→ Input records:

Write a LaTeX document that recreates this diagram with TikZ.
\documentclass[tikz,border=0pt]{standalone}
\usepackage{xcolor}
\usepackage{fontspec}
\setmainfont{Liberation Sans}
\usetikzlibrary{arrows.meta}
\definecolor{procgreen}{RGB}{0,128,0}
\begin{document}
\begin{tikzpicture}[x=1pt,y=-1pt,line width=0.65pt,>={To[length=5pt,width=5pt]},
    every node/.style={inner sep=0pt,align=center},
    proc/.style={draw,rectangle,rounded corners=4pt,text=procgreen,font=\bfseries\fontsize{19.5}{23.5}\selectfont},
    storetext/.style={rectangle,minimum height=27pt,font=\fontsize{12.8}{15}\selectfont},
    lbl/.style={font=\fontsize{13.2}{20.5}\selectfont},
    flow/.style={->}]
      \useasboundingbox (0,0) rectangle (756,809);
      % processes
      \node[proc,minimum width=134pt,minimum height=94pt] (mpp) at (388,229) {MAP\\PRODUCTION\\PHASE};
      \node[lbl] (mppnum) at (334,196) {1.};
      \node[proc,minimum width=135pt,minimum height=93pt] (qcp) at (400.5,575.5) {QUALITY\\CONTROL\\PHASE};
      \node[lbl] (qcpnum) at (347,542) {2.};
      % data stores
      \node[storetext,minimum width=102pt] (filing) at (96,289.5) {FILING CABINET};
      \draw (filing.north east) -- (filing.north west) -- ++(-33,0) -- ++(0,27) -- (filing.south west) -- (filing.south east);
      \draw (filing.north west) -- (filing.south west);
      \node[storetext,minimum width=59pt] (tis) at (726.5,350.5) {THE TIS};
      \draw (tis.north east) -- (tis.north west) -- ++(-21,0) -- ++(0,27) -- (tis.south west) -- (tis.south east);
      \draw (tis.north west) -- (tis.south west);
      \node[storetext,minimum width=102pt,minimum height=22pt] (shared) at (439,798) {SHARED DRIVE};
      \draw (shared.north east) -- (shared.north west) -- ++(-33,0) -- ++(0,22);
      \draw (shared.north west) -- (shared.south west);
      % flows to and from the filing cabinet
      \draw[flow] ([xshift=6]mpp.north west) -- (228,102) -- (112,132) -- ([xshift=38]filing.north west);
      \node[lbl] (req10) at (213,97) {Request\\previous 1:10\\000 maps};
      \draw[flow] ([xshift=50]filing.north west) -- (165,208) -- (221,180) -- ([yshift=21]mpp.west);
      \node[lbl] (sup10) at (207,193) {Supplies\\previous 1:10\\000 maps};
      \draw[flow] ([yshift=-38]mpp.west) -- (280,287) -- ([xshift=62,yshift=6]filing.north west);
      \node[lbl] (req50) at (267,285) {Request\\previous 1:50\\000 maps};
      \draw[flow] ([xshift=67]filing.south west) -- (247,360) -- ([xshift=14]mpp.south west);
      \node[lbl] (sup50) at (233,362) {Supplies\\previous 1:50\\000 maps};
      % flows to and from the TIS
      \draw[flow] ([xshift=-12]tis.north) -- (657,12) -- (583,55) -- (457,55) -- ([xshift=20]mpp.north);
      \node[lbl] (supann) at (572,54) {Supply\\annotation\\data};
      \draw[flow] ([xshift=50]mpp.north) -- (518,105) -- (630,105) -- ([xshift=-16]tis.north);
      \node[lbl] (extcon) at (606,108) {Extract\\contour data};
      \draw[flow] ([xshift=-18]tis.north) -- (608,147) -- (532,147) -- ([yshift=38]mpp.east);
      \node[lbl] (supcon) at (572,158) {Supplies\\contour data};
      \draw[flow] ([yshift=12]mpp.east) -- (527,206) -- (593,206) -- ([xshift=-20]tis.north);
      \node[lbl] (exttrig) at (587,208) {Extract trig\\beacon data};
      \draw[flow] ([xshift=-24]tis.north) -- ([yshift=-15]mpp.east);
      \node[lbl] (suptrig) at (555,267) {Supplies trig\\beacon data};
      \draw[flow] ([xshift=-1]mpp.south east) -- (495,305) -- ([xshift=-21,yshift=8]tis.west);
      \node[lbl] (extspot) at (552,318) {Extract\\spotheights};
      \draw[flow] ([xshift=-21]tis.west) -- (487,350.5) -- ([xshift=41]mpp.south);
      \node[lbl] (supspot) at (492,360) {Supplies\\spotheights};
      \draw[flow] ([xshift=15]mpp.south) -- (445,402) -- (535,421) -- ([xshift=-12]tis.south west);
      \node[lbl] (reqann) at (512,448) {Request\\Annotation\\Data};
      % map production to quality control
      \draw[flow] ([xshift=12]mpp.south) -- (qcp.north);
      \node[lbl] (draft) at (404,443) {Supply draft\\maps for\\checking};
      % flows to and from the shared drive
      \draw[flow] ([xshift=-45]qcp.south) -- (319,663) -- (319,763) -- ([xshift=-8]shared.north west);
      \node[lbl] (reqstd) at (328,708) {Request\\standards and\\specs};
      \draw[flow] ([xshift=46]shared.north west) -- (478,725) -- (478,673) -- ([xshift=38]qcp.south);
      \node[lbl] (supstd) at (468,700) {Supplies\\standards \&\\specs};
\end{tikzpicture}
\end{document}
--
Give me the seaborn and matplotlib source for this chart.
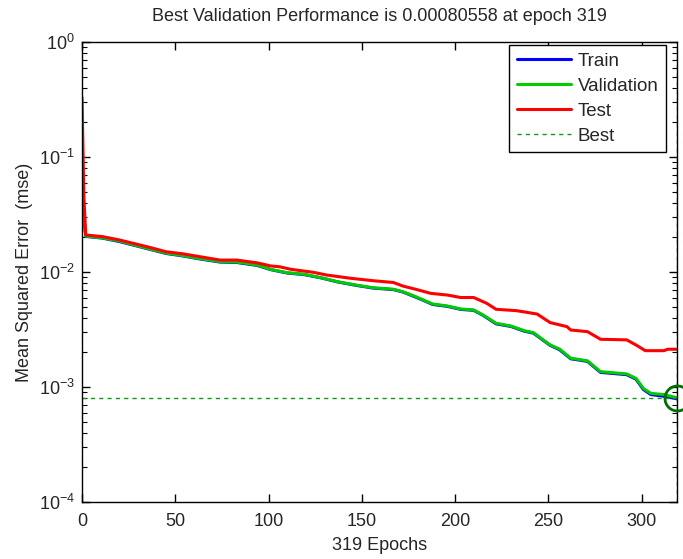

→ Direction: Identify and copy the lines holding the word "this".

→ Expected output:
Write a LaTeX document that recreates this diagram with TikZ.
Give me the seaborn and matplotlib source for this chart.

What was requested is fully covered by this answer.